REQUEST: From the listing below, pull out the lines that hold "this".

EXERCISE INPUTS:
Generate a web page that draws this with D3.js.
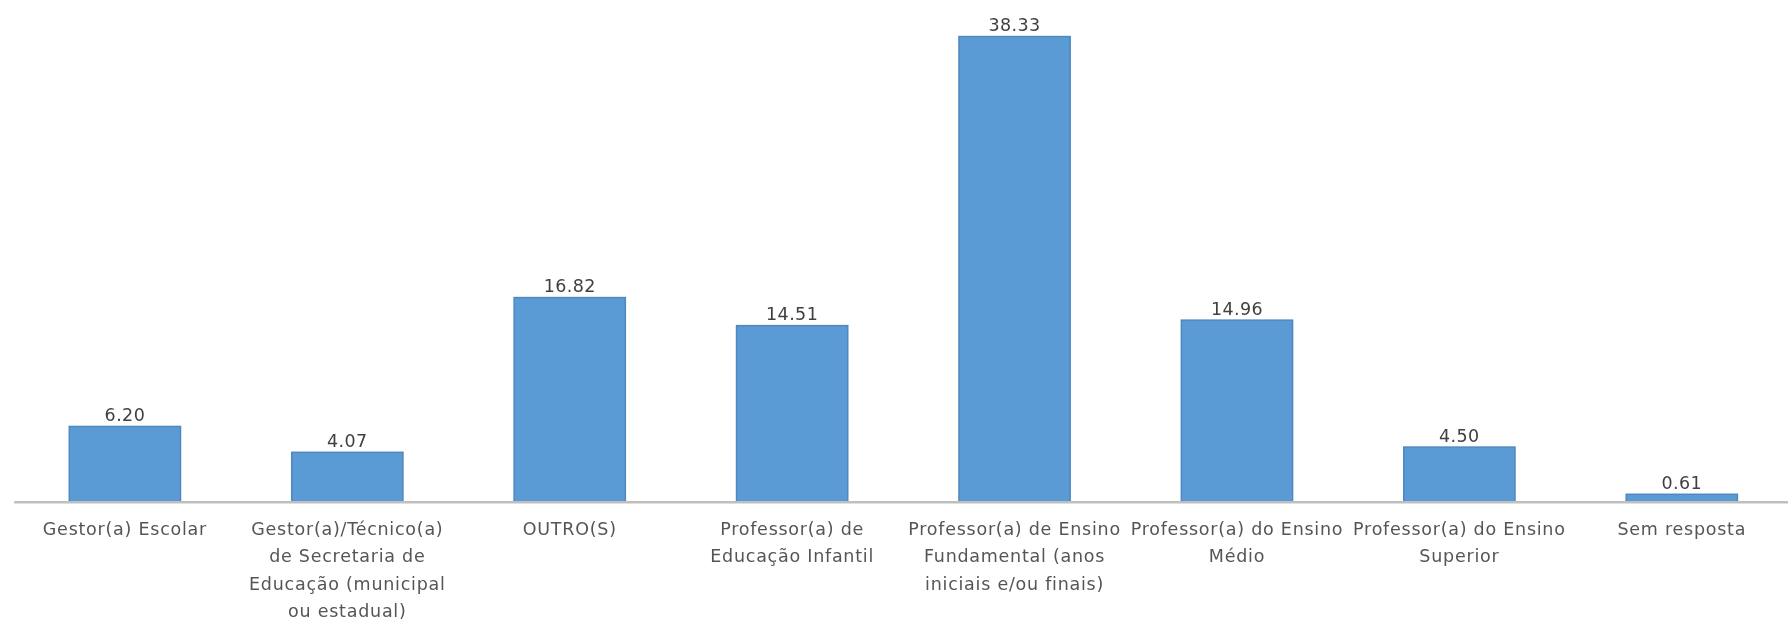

...

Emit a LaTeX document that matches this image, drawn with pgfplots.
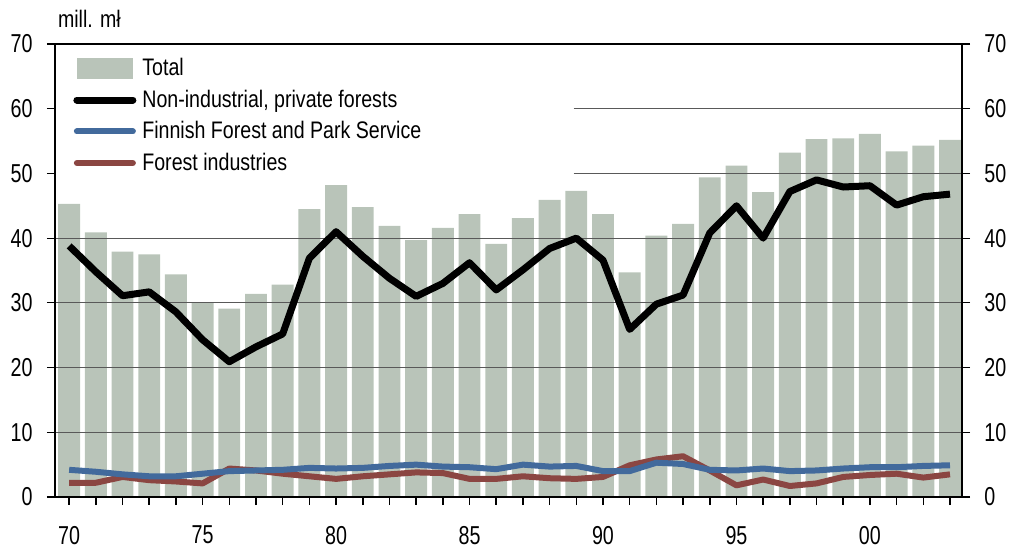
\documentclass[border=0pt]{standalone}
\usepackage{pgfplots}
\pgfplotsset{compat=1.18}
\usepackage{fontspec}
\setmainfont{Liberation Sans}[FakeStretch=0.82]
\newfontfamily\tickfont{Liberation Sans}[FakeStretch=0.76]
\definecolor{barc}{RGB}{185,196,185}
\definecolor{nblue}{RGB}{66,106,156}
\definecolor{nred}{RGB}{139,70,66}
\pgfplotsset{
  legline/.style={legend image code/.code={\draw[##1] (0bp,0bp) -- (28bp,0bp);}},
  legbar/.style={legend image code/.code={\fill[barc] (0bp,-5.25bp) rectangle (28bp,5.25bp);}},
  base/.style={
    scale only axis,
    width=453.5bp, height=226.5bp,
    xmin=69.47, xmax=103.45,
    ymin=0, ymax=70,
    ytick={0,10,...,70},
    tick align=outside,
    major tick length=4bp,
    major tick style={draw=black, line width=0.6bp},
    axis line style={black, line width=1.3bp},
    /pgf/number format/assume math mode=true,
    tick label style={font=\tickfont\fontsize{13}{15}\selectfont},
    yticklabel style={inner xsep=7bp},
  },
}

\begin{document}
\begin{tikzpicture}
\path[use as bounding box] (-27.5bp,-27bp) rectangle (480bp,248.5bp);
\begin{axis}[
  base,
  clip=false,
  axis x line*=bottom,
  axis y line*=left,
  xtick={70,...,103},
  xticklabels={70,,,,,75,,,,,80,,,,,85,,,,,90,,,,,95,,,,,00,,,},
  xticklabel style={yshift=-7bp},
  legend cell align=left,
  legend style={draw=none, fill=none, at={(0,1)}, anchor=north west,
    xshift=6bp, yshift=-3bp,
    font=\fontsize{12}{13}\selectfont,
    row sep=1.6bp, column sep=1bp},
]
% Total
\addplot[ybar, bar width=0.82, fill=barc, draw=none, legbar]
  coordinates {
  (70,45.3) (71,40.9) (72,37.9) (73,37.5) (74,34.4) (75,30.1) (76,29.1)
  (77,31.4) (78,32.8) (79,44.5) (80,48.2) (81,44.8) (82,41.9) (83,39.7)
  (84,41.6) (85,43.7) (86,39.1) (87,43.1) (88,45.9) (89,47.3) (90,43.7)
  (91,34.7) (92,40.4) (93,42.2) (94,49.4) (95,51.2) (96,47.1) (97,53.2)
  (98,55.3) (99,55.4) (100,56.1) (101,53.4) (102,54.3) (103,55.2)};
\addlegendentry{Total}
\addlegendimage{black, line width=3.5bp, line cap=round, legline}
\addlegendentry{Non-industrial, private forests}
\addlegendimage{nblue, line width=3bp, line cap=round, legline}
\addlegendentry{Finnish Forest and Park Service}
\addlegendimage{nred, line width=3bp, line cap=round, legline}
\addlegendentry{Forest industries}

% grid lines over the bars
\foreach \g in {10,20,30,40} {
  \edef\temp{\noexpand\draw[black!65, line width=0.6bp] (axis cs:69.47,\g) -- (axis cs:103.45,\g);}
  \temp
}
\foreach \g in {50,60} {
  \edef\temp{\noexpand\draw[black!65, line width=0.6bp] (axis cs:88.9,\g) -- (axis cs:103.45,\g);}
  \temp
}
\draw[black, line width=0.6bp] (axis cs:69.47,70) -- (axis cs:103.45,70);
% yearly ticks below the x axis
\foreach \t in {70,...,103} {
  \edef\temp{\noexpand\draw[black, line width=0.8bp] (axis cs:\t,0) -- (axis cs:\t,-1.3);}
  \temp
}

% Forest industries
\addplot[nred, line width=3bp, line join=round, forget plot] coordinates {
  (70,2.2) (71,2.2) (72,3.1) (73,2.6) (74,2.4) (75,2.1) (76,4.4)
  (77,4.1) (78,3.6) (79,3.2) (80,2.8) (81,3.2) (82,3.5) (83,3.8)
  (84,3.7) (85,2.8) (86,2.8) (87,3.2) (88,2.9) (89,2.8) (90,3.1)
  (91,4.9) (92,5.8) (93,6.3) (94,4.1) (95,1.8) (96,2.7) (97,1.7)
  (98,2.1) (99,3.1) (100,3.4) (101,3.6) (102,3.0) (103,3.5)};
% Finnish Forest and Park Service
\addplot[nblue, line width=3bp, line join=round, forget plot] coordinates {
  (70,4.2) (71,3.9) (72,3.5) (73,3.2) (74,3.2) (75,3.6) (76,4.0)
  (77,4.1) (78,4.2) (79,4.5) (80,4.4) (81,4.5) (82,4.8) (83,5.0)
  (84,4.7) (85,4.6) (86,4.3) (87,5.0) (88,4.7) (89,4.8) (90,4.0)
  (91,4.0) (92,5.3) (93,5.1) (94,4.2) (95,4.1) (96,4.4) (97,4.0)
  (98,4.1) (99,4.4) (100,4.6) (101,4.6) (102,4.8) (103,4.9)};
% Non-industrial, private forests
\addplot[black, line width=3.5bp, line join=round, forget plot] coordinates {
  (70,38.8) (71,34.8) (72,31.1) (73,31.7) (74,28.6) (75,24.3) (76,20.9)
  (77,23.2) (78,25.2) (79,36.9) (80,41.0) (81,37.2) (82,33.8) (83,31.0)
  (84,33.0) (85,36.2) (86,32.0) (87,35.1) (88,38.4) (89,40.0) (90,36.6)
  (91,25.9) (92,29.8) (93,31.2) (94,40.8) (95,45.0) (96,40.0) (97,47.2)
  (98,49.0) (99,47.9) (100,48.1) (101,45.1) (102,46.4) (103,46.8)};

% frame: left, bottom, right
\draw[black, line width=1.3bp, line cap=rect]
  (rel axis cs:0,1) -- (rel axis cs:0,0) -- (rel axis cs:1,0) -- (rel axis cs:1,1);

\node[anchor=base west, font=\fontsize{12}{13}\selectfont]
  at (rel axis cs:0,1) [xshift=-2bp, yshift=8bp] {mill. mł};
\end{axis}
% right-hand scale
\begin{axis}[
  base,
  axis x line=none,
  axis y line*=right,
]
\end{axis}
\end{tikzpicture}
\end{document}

FULL SOLUTION:
Generate a web page that draws this with D3.js.
Emit a LaTeX document that matches this image, drawn with pgfplots.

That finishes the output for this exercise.